In November I started to work with a new coach, redefining my own objectives. To give myself purpose. To get out of the directionless space I felt I was in. I looked inward to find a goal for 2013 – one that I thought was a manageable 2013 ambition – to run a continuous pain free 10km.  It was focused on getting comfortable in the sport I find hardest – running.  It was a personal stretch. We were breaking it into manageable parts.  Progress was noticeable.  Real.  Things were going so well, with a little bit of niggle in December but nonetheless a decent 5km run to start of 2013.

And then boom.  Persistent knee swelling and the feeling that “something was just not right” caused me to face my deep seeded fears and I made an appointment with the knee doctor.  After two consultations last Friday I saw a sports doctor and got my marching orders – if I want to have any chance at all of returning to the same level of performance and activity that I have built up to since 2009, I have to stop all loading on my knee to break the cycle of inflammation. To get a situation that was spiralling out of control back into a safe zone.

And – just like that – my 2013 “reasonable goals” seemed to have vanished.  Once again, I felt directionless…

I got the doctor’s orders last Friday, and flew away to a week long training camp in Lanzarote on Saturday, the very next day… 

Lanzarote: where triathletes come to train, to build fitness in the pursuit of dreams…

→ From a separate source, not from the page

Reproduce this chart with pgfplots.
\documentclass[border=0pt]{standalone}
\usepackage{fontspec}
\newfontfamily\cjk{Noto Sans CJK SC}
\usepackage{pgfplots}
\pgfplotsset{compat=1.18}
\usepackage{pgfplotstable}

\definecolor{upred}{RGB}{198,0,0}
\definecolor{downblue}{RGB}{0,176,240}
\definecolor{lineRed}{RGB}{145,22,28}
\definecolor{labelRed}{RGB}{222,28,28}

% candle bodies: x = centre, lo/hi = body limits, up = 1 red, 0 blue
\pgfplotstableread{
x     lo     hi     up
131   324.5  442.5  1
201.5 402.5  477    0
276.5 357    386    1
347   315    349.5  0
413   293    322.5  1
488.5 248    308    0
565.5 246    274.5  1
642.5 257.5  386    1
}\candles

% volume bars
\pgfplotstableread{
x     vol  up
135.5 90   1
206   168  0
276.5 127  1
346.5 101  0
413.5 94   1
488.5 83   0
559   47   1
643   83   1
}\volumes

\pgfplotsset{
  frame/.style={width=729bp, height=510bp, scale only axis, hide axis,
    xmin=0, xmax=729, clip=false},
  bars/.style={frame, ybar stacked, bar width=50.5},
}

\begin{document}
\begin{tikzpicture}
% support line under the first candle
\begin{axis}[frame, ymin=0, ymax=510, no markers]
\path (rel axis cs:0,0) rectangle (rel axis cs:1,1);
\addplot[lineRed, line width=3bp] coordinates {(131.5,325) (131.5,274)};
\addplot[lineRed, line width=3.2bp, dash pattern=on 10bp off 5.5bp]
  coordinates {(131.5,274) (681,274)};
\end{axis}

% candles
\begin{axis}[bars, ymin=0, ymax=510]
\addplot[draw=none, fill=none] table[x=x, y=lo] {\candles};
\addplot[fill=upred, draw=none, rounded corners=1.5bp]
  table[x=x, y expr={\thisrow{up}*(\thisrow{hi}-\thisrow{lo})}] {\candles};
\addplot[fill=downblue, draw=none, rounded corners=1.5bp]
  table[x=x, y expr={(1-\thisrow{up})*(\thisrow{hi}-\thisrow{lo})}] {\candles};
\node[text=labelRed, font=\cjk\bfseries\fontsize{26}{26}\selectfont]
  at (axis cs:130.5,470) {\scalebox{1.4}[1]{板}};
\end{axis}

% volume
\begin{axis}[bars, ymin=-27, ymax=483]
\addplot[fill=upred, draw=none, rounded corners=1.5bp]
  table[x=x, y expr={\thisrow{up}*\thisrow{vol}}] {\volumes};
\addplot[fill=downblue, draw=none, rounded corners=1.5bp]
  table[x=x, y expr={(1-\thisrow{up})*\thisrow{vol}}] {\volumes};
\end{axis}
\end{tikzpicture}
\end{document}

I had booked myself onto my coach’s camp to ride long and climb hills.  To hone my running. To take me closer to my ever so modest goal for 2013 – a pain free Olympic distance triathlon. None of which I can do at the moment.

I have gone out on two short rides this week, totalling three hours on the roads with no substantial climbs.  I’ve spent four hours on the turbo trainers by the pool.  I’ve swum nearly 15 kilometers in four days. 

I’ve had to bow out of things, saying “I can’t, I’m injured” – it is such a strange thing for me to say, as in my head I have been injured since day one when I set my sights on completing a triathlon.

Although it seems odd, this week of foregone and reshuffled training has helped me to find DIRECTION again.

Direction (noun)
General aim or purpose; the course which must be taken to reach a destination.

And what is my direction? 

I just want to heal – as much as I can.  I don’t expect a miracle, but I would like to heal enough so that I can continue to feel strong and healthy and fit.  No matter how hard it is to say no to a ride, to forego a run, particularly when I’m feeling just fine – I’m going to stick to the doctor’s orders.  I’m going to stick to the plan – the way forward – the DIRECTION.

The DIRECTION? To do what ever it takes to keep moving, to keep on moving. To get strong to stay strong. 

It took me 30 years to find my way to an active lifestyle.  The multisport lifestyle is beautiful. I’m not giving it up without a fight.  I still have some races in my blood, a lust for the starting gun, and some big dreams I’d like to achieve.  It just may take a while longer and a lot more creativity to figure out how.

Training with Mark Racher poolside at Sands Beach Active Lanzarote. Mark’s rocking the Faris look during our swim-bike brick!